When Nina Davuluri won the Miss America pageant on Sunday, the celebrations were marred, shockingly, by some hate tweets, and as some view it, racist comments. Obviously, those comments led to more hatred against the haters on social media. And, surely, this morning’s newspapers in India led with Davuluri’s crowning on Page 1, playing up, alongside with the young lady’s triumph, the misplaced hatred for and racist comments against her.
That brings us to a simple yet important question: why do we hate someone or something? To be sure, each of us is strongly opinionated. Some of us express ourselves rabidly – of late on social media – while others keep their views to themselves. But, without doubt, we have experienced hatred for someone, whom we cannot get along with (often not even stand the sight of) at some time or the other. The question is why?

The fundamental reason why we hate is because we are not aware of the oneness of all creation. It is when we see each person as different from ourselves do we even have the urge or temperament to compare, and therefore, to dislike, or in some cases, hate. Separateness comes from the ego. When the ego is driving you not to look at the core of your creation, but at the fringes – when you look at nationality, community, family background, social or economic standing, color and such. Instead look at the core of all creation – especially among us humans – you will find that there is no separation, no difference. All of us are alive because of the same Life source powering us. We may have different stories, different upbringings, different education, different approaches to Life and even speak different languages – but we are all one!
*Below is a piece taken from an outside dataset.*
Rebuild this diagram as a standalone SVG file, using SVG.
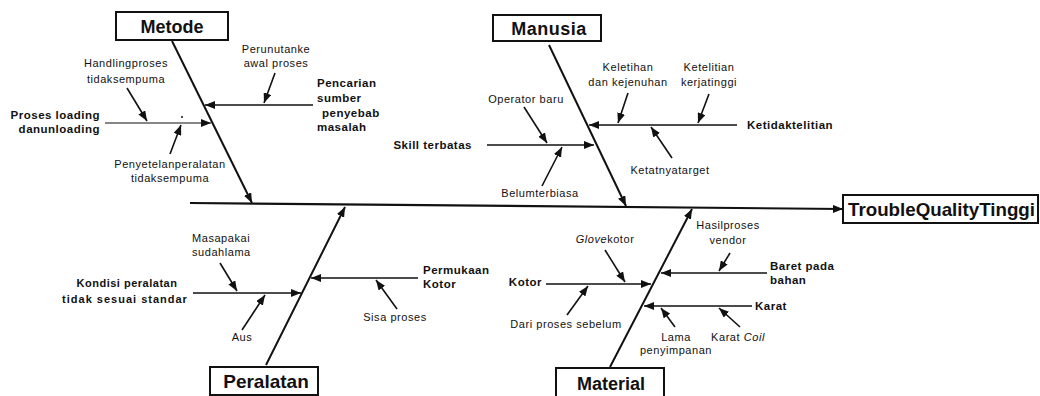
<svg xmlns="http://www.w3.org/2000/svg" width="1040" height="396" viewBox="0 0 1040 396">
<style>
text{font-family:"Liberation Sans",Arial,sans-serif;fill:#111}
.box{fill:#fff;stroke:#111;stroke-width:2}
.hd{font-size:18px;font-weight:bold}
.b{font-size:11.5px;font-weight:bold;letter-spacing:0.5px}
.r{font-size:11px;letter-spacing:0.55px}
.m{text-anchor:middle}
.e{text-anchor:end}
.main{stroke:#111;stroke-width:2.2;fill:none}
.bone{stroke:#111;stroke-width:2;fill:none}
.sub{stroke:#111;stroke-width:1.6;fill:none}
.thin{stroke:#111;stroke-width:1.1;fill:none}
</style>
<defs>
<marker id="ah" markerUnits="userSpaceOnUse" markerWidth="10" markerHeight="8" viewBox="0 0 10 8" refX="10" refY="4" orient="auto">
<path d="M0,0 L10,4 L0,8 z" fill="#111"/>
</marker>
</defs>
<rect width="1040" height="396" fill="#fff"/>

<g id="connectors">
<line class="main" x1="190" y1="203" x2="843" y2="209" marker-end="url(#ah)"/>
<!-- Metode -->
<line class="bone" x1="172" y1="41" x2="252" y2="203" marker-end="url(#ah)"/>
<line class="sub" x1="313" y1="105" x2="205" y2="105" marker-end="url(#ah)"/>
<line class="sub" x1="275" y1="73" x2="264" y2="103" marker-end="url(#ah)"/>
<line class="thin" x1="105" y1="123" x2="211" y2="123" marker-end="url(#ah)"/>
<line class="sub" x1="127" y1="88" x2="147" y2="121" marker-end="url(#ah)"/>
<line class="sub" x1="170" y1="154" x2="181" y2="125" marker-end="url(#ah)"/>
<circle cx="182" cy="117" r="1" fill="#111"/>
<!-- Manusia -->
<line class="bone" x1="549" y1="45" x2="626" y2="206" marker-end="url(#ah)"/>
<line class="sub" x1="737" y1="125" x2="589" y2="125" marker-end="url(#ah)"/>
<line class="sub" x1="628" y1="93" x2="618" y2="123" marker-end="url(#ah)"/>
<line class="sub" x1="709" y1="94" x2="698" y2="123" marker-end="url(#ah)"/>
<line class="sub" x1="672" y1="158" x2="651" y2="127" marker-end="url(#ah)"/>
<line class="sub" x1="487" y1="145" x2="594" y2="145" marker-end="url(#ah)"/>
<line class="sub" x1="524" y1="107" x2="547" y2="143" marker-end="url(#ah)"/>
<line class="sub" x1="542" y1="186" x2="562" y2="147" marker-end="url(#ah)"/>
<!-- Peralatan -->
<line class="bone" x1="266" y1="365" x2="345" y2="207" marker-end="url(#ah)"/>
<line class="sub" x1="193" y1="293" x2="301" y2="293" marker-end="url(#ah)"/>
<line class="sub" x1="220" y1="263" x2="237" y2="291" marker-end="url(#ah)"/>
<line class="sub" x1="242" y1="330" x2="265" y2="295" marker-end="url(#ah)"/>
<line class="sub" x1="418" y1="278" x2="311" y2="278" marker-end="url(#ah)"/>
<line class="sub" x1="397" y1="309" x2="376" y2="280" marker-end="url(#ah)"/>
<!-- Material -->
<line class="bone" x1="610" y1="367" x2="692" y2="209" marker-end="url(#ah)"/>
<line class="sub" x1="546" y1="284" x2="651" y2="284" marker-end="url(#ah)"/>
<line class="sub" x1="605" y1="250" x2="625" y2="282" marker-end="url(#ah)"/>
<line class="sub" x1="567" y1="315" x2="588" y2="286" marker-end="url(#ah)"/>
<line class="sub" x1="767" y1="273" x2="661" y2="273" marker-end="url(#ah)"/>
<line class="sub" x1="730" y1="253" x2="719" y2="271" marker-end="url(#ah)"/>
<line class="sub" x1="752" y1="306" x2="644" y2="306" marker-end="url(#ah)"/>
<line class="sub" x1="675" y1="327" x2="661" y2="308" marker-end="url(#ah)"/>
<line class="sub" x1="740" y1="327" x2="719" y2="308" marker-end="url(#ah)"/>
</g>

<g id="effect">
<rect class="box" x="843" y="195" width="195" height="28"/>
<text x="848" y="216" style="font-size:19px;font-weight:bold" textLength="187" lengthAdjust="spacingAndGlyphs">TroubleQualityTinggi</text>
</g>

<g id="metode">
<rect class="box" x="116" y="12" width="112" height="28"/>
<text class="hd m" x="172" y="32.5">Metode</text>
</g>
<g id="manusia">
<rect class="box" x="493" y="15" width="108" height="26"/>
<text class="hd m" x="549" y="34.5" style="letter-spacing:0.5px">Manusia</text>
</g>
<g id="peralatan">
<rect class="box" x="210" y="367" width="108" height="28"/>
<text class="hd m" x="266" y="388" style="font-size:19px">Peralatan</text>
</g>
<g id="material">
<rect class="box" x="556" y="368" width="108" height="32"/>
<text class="hd m" x="611" y="390">Material</text>
</g>

<g id="cause-pencarian"><text class="b" x="317" y="87">Pencarian</text><text class="b" x="317" y="102">sumber</text><text class="b" x="322" y="117">penyebab</text><text class="b" x="317" y="131">masalah</text></g>
<g id="cause-perunutan"><text class="r m" x="276" y="53">Perunutanke</text><text class="r m" x="276" y="67">awal proses</text></g>
<g id="cause-proses-loading"><text class="b e" x="100" y="119">Proses loading</text><text class="b e" x="100" y="133">danunloading</text></g>
<g id="cause-handling"><text class="r m" x="126" y="67">Handlingproses</text><text class="r m" x="126" y="83">tidaksempuma</text></g>
<g id="cause-penyetelan"><text class="r m" x="170" y="168">Penyetelanperalatan</text><text class="r m" x="170" y="182">tidaksempuma</text></g>

<g id="cause-ketidaktelitian"><text class="b" x="747" y="129">Ketidaktelitian</text></g>
<g id="cause-keletihan"><text class="r m" x="628" y="71">Keletihan</text><text class="r m" x="628" y="86">dan kejenuhan</text></g>
<g id="cause-ketelitian"><text class="r m" x="709" y="71">Ketelitian</text><text class="r m" x="709" y="86">kerjatinggi</text></g>
<g id="cause-ketatnya"><text class="r m" x="670" y="174">Ketatnyatarget</text></g>
<g id="cause-skill"><text class="b e" x="472" y="149">Skill terbatas</text></g>
<g id="cause-operator"><text class="r m" x="526" y="103">Operator baru</text></g>
<g id="cause-belum"><text class="r m" x="540" y="197">Belumterbiasa</text></g>

<g id="cause-kondisi"><text class="b m" x="127" y="287" style="font-size:11px;letter-spacing:0.5px">Kondisi peralatan</text><text class="b m" x="125" y="303" style="font-size:11px;letter-spacing:1px">tidak sesuai standar</text></g>
<g id="cause-masapakai"><text class="r" x="192" y="242">Masapakai</text><text class="r" x="192" y="256">sudahlama</text></g>
<g id="cause-aus"><text class="r m" x="242" y="341">Aus</text></g>
<g id="cause-permukaan"><text class="b" x="423" y="274">Permukaan</text><text class="b" x="423" y="288">Kotor</text></g>
<g id="cause-sisa"><text class="r m" x="395" y="321">Sisa proses</text></g>

<g id="cause-kotor"><text class="b e" x="542" y="286">Kotor</text></g>
<g id="cause-glove"><text class="r m" x="605" y="243"><tspan font-style="italic">Glove</tspan>kotor</text></g>
<g id="cause-dari"><text class="r m" x="566" y="328">Dari proses sebelum</text></g>
<g id="cause-baret"><text class="b" x="770" y="270">Baret pada</text><text class="b" x="770" y="284">bahan</text></g>
<g id="cause-hasil"><text class="r m" x="728" y="229">Hasilproses</text><text class="r m" x="728" y="244">vendor</text></g>
<g id="cause-karat"><text class="b" x="755" y="310">Karat</text></g>
<g id="cause-lama"><text class="r m" x="676" y="341">Lama</text><text class="r m" x="676" y="354">penyimpanan</text></g>
<g id="cause-karat-coil"><text class="r m" x="738" y="341">Karat <tspan font-style="italic">Coil</tspan></text></g>
</svg>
An evolved person will not let the ego drive her or his Life. Such a person will look beyond the differences, and go to the core and celebrate it. Then Davuluri’s win is your own win. As much as the loss of lives in the Washington D.C naval base shoot-out is your own loss.

The more we see creation as separate, the more we will be consumed by such wasteful emotions like hatred. At least one intelligent response when you see a chain of hatred being triggered is not to participate, not to respond. Just let it go. One opinion less out there means one moment less in the public lifetime of that form of hatefulness. By choosing to stay away from joining the chain of hatred in a situation does not mean ignoring it or “brushing things under the carpet”. When you feel hatred towards someone or something, focus all your attention on it. Don’t respond to it. But deeply meditate on it. You will then see the futility of your anger, the stupidity of your opinion, the frivolity of your venom, your hatred and through your ‘seeing’, you will see the object of your hate and you as one! It may sound incredible. But try meditating on someone you hate and you will come to this realization soon – perhaps after a few attempts owing to the “extent” of your hatred and your own evolution with the practice of meditation!
The truth is, as the Buddha taught, either you – the real you – exists or hatred does. If hatred is, then you are not. And if you are, then there can be no hatred. The real you, the real me, get suppressed when we are not aware, when we are in the clutches of ego. The moment awareness takes over, the ego cannot survive. And when there is no ego, there’s no hatred, there’s no separateness. Only oneness thrives!